Monday morning I left frantic messages for both Ms. Angie and Mrs. Sherwood telling them I needed their help, would they please check their e-mail, sign the letter I wrote for them and get it back to me in record time. I also pathetically explained to their voice mail that: 1) this needed to happen immediately--just in case I hadn't stressed that enough and 2) there was nothing wrong and this would not affect them.

Both of them obliged without batting an eye. In fact, Ms. Angie went so far to call me and I believe she may have asked if I was ok and to tell me the letter she needed to sign should be back in my inbox at that moment. And, if I needed anything else, just say the word. Or at least that is what I gleaned through her extremely thick drawl. Mrs. Sherwood didn't say anything at all. The letter just appeared in my inbox fifteen minutes later. However I did text her and say thank you. I got a quick reply, "You are very welcome." 

And this is why these two tenants are not in property management.

Sunday, March 02, 2014

My Money is on the Leprechaun

I finally had time to process what I wanted to do with the Grayson Valley house. To back up a teensy bit: in 2007, we bought this house with business partner Jack. Marty Sunshine and I put in half of the down payment. Jack put down the other half. Jack bailed on us about a year ago, not asking for his down payment back or his half of the equity. Nothing. Nada. This bothers me in some ways, but that is for another blog.

Last year (after Jack bailed and we found out he had not managed this place in any way, shape or form and it now had a LOT of deferred maintenance), Marty and I took care of the pressing issues and sunk part of our tax return into making the place the rock star of a house it deserves to be. For that, we were rewarded with top-of-the-market rent. We also refinanced and are now cash flowing a very nice sum every month (Jack refused to refinance). So, the house is now doing what we intended it to do all along. 

However, for some reason our tenant wants to buy the house. There was never a conversation with us about selling the home and the first I heard about this was at the end of January when rent was already a month late. So, I don't know if the tenant was told by Kirby's folks last year that we would sell her the home. I don't know if a leprechaun riding on a blue and orange water buffalo came to her in a dream and said she should purchase this home. But now she is hell-bent on buying this place and won't let up.

I am really not ready to sell. I like this house. It is in an appreciating neighborhood. Though we bought at the wrong time, it it worth slightly more than we paid for it. This morning I sent Luigi and his Broker, Ray, an e-mail. I gave them my price--which wasn't realistic. I said if I were to sell it right now, the sale would be as-is, we use Attorney Flip and everyone pays their own costs. I said these terms were not negotiable.

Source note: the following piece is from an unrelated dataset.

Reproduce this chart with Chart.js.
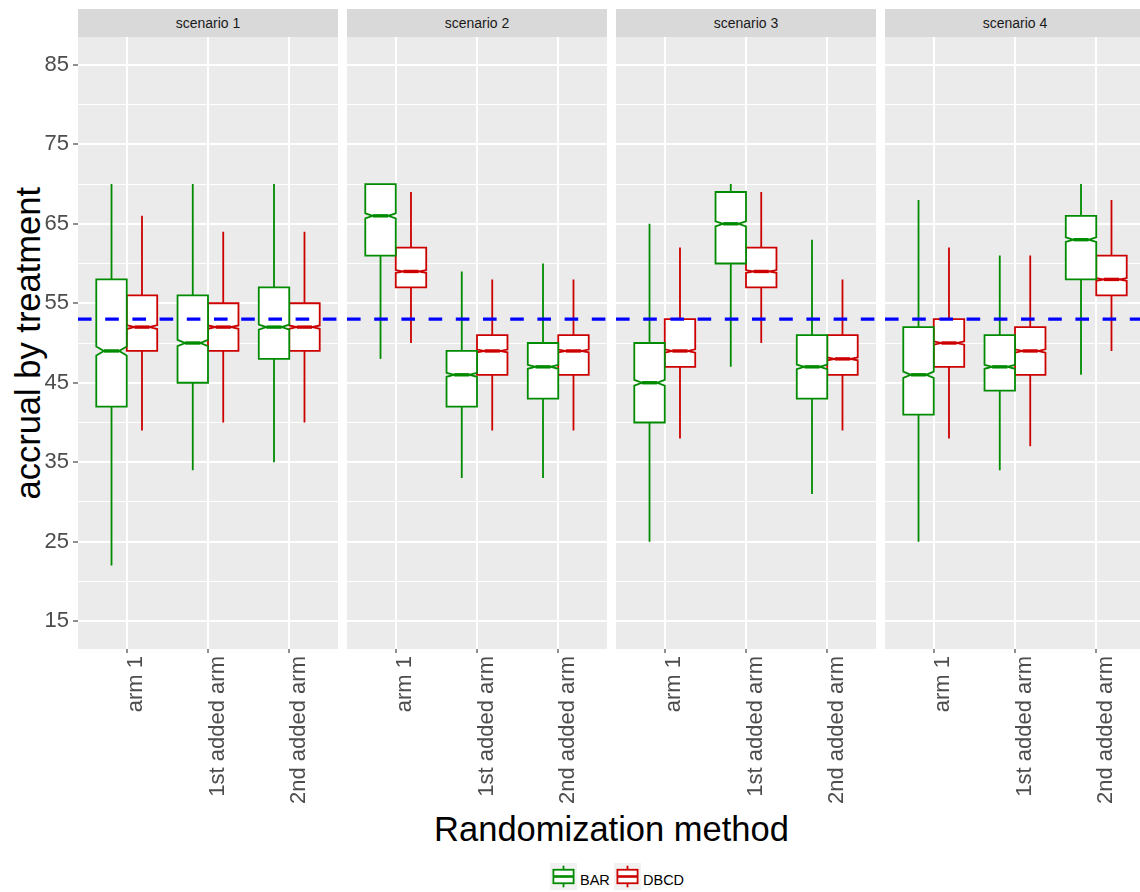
<!DOCTYPE html>
<html>
<head>
<meta charset="utf-8">
<script src="https://cdn.jsdelivr.net/npm/chart.js@4.4.1/dist/chart.umd.min.js"></script>
<style>
html, body { margin: 0; padding: 0; background: #fff; overflow: hidden; width: 1140px; height: 892px; }
body { position: relative; font-family: 'Liberation Sans', Arial, Helvetica, sans-serif; }
.panel { position: absolute; }
.strip { position: absolute; top: 9px; height: 28px; line-height: 28px; background: #D9D9D9; color: #1A1A1A; font-size: 14px; text-align: center; }
.ytitle { position: absolute; width: 400px; height: 34.5px; line-height: 34.5px; font-size: 34.5px; text-align: center; transform: rotate(-90deg); white-space: nowrap; }
.xtitle { position: absolute; width: 600px; height: 34.5px; line-height: 34.5px; font-size: 34.5px; text-align: center; white-space: nowrap; }
.key { position: absolute; top: 863px; }
.ltext { position: absolute; top: 873px; font-size: 14.5px; line-height: 14.5px; color: #000; }
</style>
</head>
<body>
<div class="ytitle" id="yTitle">accrual by treatment</div>
<div class="xtitle" id="xTitle">Randomization method</div>

<script>
// --- Data ---
const scenarios = ["scenario 1", "scenario 2", "scenario 3", "scenario 4"];
const arms = ["arm 1", "1st added arm", "2nd added arm"];
const seriesNames = ["BAR", "DBCD"];

// [lower whisker, Q1, median, Q3, upper whisker] per scenario, per arm
const barStats = [
    [[22, 42, 49, 58, 70], [34, 45, 50, 56, 70], [35, 48, 52, 57, 70]],
    [[48, 61, 66, 70, 70], [33, 42, 46, 49, 59], [33, 43, 47, 50, 60]],
    [[25, 40, 45, 50, 65], [47, 60, 65, 69, 70], [31, 43, 47, 51, 63]],
    [[25, 41, 46, 52, 68], [34, 44, 47, 51, 61], [46, 58, 63, 66, 70]]
];
const dbcdStats = [
    [[39, 49, 52, 56, 66], [40, 49, 52, 55, 64], [40, 49, 52, 55, 64]],
    [[50, 57, 59, 62, 69], [39, 46, 49, 51, 58], [39, 46, 49, 51, 58]],
    [[38, 47, 49, 53, 62], [50, 57, 59, 62, 69], [39, 46, 48, 51, 58]],
    [[38, 47, 50, 53, 62], [37, 46, 49, 52, 61], [49, 56, 58, 61, 68]]
];
const targetAccrual = 53;
const nSims = 2000; // used for notch height

const yMajorTicks = [15, 25, 35, 45, 55, 65, 75, 85];
const yMinorTicks = [20, 30, 40, 50, 60, 70, 80];
const yMin = 11.5, yMax = 88.5;

// --- Layout ---
const colors = ["#008B00", "#CD0000"];
const panelLeft = [78, 347, 616, 885];
const panelW = 260;
const plotTop = 37, plotBottom = 649;
const chartTop = 17, chartBottom = 830;
const yAxisW = 78;
const FONT = "'Liberation Sans', Arial, Helvetica, sans-serif";

Chart.defaults.font.family = FONT;

const isMajor = v => yMajorTicks.includes(v);

// notched boxplots drawn from the bar elements + y scale
const boxPlugin = {
    id: "notchBox",
    beforeDraw(chart) {
        const a = chart.chartArea;
        const ctx = chart.ctx;
        ctx.save();
        ctx.fillStyle = "#EBEBEB";
        ctx.fillRect(a.left, a.top, a.right - a.left, a.bottom - a.top);
        ctx.restore();
    },
    afterDatasetDraw(chart, args) {
        const ds = chart.data.datasets[args.index];
        if (!ds.stats) return;
        const ctx = chart.ctx;
        const y = chart.scales.y;
        const py = v => y.getPixelForValue(v);

        ctx.save();
        ctx.strokeStyle = ds.lineColor;
        args.meta.data.forEach((bar, i) => {
            const [lo, q1, med, q3, hi] = ds.stats[i];
            const x0 = bar.x - bar.width / 2;
            const x1 = bar.x + bar.width / 2;
            const notch = 1.58 * (q3 - q1) / Math.sqrt(nSims);
            const inset = bar.width * 0.25;

            // whiskers
            ctx.lineWidth = 1.8;
            ctx.beginPath();
            ctx.moveTo(bar.x, py(hi)); ctx.lineTo(bar.x, py(q3));
            ctx.moveTo(bar.x, py(q1)); ctx.lineTo(bar.x, py(lo));
            ctx.stroke();

            // box
            ctx.beginPath();
            ctx.moveTo(x0, py(q3));
            ctx.lineTo(x0, py(med + notch));
            ctx.lineTo(x0 + inset, py(med));
            ctx.lineTo(x0, py(med - notch));
            ctx.lineTo(x0, py(q1));
            ctx.lineTo(x1, py(q1));
            ctx.lineTo(x1, py(med - notch));
            ctx.lineTo(x1 - inset, py(med));
            ctx.lineTo(x1, py(med + notch));
            ctx.lineTo(x1, py(q3));
            ctx.closePath();
            ctx.fillStyle = "#FFFFFF";
            ctx.fill();
            ctx.stroke();

            // median
            ctx.lineWidth = 3.4;
            ctx.beginPath();
            ctx.moveTo(x0 + inset, py(med));
            ctx.lineTo(x1 - inset, py(med));
            ctx.stroke();
        });
        ctx.restore();
    }
};

function boxDataset(name, stats, color) {
    return {
        label: name,
        data: stats.map((s, j) => ({ x: j, y: [s[1], s[3]] })),
        stats: stats,
        lineColor: color,
        backgroundColor: "rgba(0,0,0,0)",
        borderWidth: 0,
        categoryPercentage: 0.75,
        barPercentage: 1,
        order: 1
    };
}

function makeConfig(s, axisW) {
    const showY = s === 0;
    return {
        type: "bar",
        data: {
            datasets: [
                boxDataset(seriesNames[0], barStats[s], colors[0]),
                boxDataset(seriesNames[1], dbcdStats[s], colors[1]),
                {
                    type: "line",
                    label: "target",
                    data: [{ x: -0.6, y: targetAccrual }, { x: arms.length - 0.4, y: targetAccrual }],
                    borderColor: "#0000FF",
                    borderWidth: 3.4,
                    borderDash: [13.6, 13.6],
                    pointRadius: 0,
                    order: 0
                }
            ]
        },
        options: {
            responsive: true,
            maintainAspectRatio: false,
            animation: false,
            events: [],
            layout: { padding: { top: plotTop - chartTop, left: 0, right: 0, bottom: 0 } },
            plugins: { legend: { display: false }, tooltip: { enabled: false } },
            scales: {
                x: {
                    type: "linear",
                    min: -0.6,
                    max: arms.length - 0.4,
                    offset: false,
                    afterBuildTicks: sc => { sc.ticks = arms.map((a, i) => ({ value: i })); },
                    afterFit: sc => { sc.height = chartBottom - plotBottom; },
                    grid: {
                        offset: false, color: "#FFFFFF", lineWidth: 2,
                        drawTicks: true, tickLength: 4, tickColor: "#333333", tickWidth: 1.1
                    },
                    border: { display: false },
                    ticks: {
                        autoSkip: false, minRotation: 90, maxRotation: 90,
                        padding: 3, labelOffset: 9.5,
                        color: "#4D4D4D", font: { size: 22 },
                        callback: v => arms[v]
                    }
                },
                y: {
                    type: "linear",
                    min: yMin,
                    max: yMax,
                    afterBuildTicks: sc => {
                        sc.ticks = yMajorTicks.concat(yMinorTicks).sort((a, b) => a - b).map(v => ({ value: v }));
                    },
                    afterFit: sc => { sc.width = axisW; },
                    grid: {
                        color: "#FFFFFF",
                        lineWidth: c => (c.tick && isMajor(c.tick.value)) ? 2 : 1,
                        drawTicks: showY,
                        tickLength: 5,
                        tickColor: c => (c.tick && isMajor(c.tick.value)) ? "#333333" : "rgba(0,0,0,0)",
                        tickWidth: 1.1
                    },
                    border: { display: false },
                    ticks: {
                        display: showY, padding: 4,
                        color: "#4D4D4D", font: { size: 22 },
                        callback: v => isMajor(v) ? String(v) : ""
                    }
                }
            }
        },
        plugins: [boxPlugin]
    };
}

// --- Panels ---
scenarios.forEach((name, s) => {
    const strip = document.createElement("div");
    strip.className = "strip";
    strip.style.left = panelLeft[s] + "px";
    strip.style.width = panelW + "px";
    strip.textContent = name;
    document.body.appendChild(strip);

    const axisW = s === 0 ? yAxisW : 0;
    const box = document.createElement("div");
    box.className = "panel";
    box.style.left = (panelLeft[s] - axisW) + "px";
    box.style.top = chartTop + "px";
    box.style.width = (axisW + panelW) + "px";
    box.style.height = (chartBottom - chartTop) + "px";
    const canvas = document.createElement("canvas");
    box.appendChild(canvas);
    document.body.appendChild(box);

    new Chart(canvas, makeConfig(s, axisW));
});

// --- Titles ---
const yTitle = document.getElementById("yTitle");
yTitle.style.left = (28 - 200) + "px";
yTitle.style.top = ((plotTop + plotBottom) / 2 - 17.25) + "px";

const xTitle = document.getElementById("xTitle");
xTitle.style.left = ((panelLeft[0] + panelLeft[3] + panelW) / 2 - 300) + "px";
xTitle.style.top = "811.8px";

// --- Legend ---
function legendKey(color) {
    return `<svg width="27" height="27" viewBox="0 0 27 27">
      <rect x="0" y="0" width="27" height="27" fill="#F2F2F2"/>
      <line x1="13.5" y1="2.7" x2="13.5" y2="6.75" stroke="${color}" stroke-width="1.8"/>
      <line x1="13.5" y1="20.25" x2="13.5" y2="24.3" stroke="${color}" stroke-width="1.8"/>
      <rect x="3.4" y="6.75" width="20.2" height="13.5" fill="#FFFFFF" stroke="${color}" stroke-width="1.8"/>
      <line x1="3.4" y1="13.5" x2="23.6" y2="13.5" stroke="${color}" stroke-width="2.6"/>
    </svg>`;
}

const legendKeyLeft = [550, 614];
const legendTextLeft = [580, 643];
seriesNames.forEach((name, i) => {
    const k = document.createElement("div");
    k.className = "key";
    k.style.left = legendKeyLeft[i] + "px";
    k.innerHTML = legendKey(colors[i]);
    document.body.appendChild(k);

    const t = document.createElement("div");
    t.className = "ltext";
    t.style.left = legendTextLeft[i] + "px";
    t.textContent = name;
    document.body.appendChild(t);
});
</script>
</body>
</html>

Though that should turn off any reasonable person, I don't want to loose the tenant if they aren't willing to hand over what in March of 2014 would be considered an obscene amount for this home. Crazy as she has proven may be, she and her husband have good jobs and a vacant home costs me money. So, I offered if the tenant was not in a position to buy it for my price, if they would like to renew when their lease is up, I will offer $200 off their first month's rent as long as someone can do a walk-through on the property and make sure it is still in great condition. The $200 I would be loosing (which is still less than what I am cash flowing) is a small price to pay not to have a vacancy and turn over the property.